Focus%2C+concentrate%2C+meditate

The Bay Area is known for being a fast-paced, technologically-advanced area where hard working, highly productive individuals with impressive degrees live. This is where we go to high school. This is where we watch people work hard to graduate from highly competitive schools so that they can get into that prestigious college and land a highly stressful job. Here in Silicon Valley we’re so distracted by our thoughts and day-to-day schedules, always picking apart our past and worrying about the future that we’re rarely present in the our lives. This is why meditation can be so important for those living in an area like this.

People fall into the practice of meditation for various reasons, but those who stick with it are often looking for more out of their lives.
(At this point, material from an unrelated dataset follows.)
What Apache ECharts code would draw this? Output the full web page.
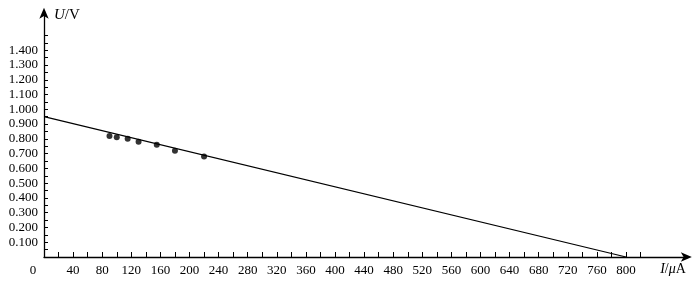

There are many steps to meditation. The first is completely relaxing your body and your mind and positioning yourself so that you’re comfortable but won’t fall asleep. After this begins a stage called Hang-Sau, a simple form of meditation that teaches one to clear the mind by focusing on the breath or on the “spiritual eye” (located on the forehead) if you’re more experienced. This attention on the breath allows the mind to relax completely.

Contrary to the beliefs of many, meditation takes a lot of focus and energy. “It takes a lot of energy to meditate. If you don’t have energy while you’re meditating you go to sleep. When you go to sleep, then you go into your subconscious, but in meditation… you’re trying to go into superconscious,” said Rammurti Reed, a meditation teacher, and a meditator himself for decades.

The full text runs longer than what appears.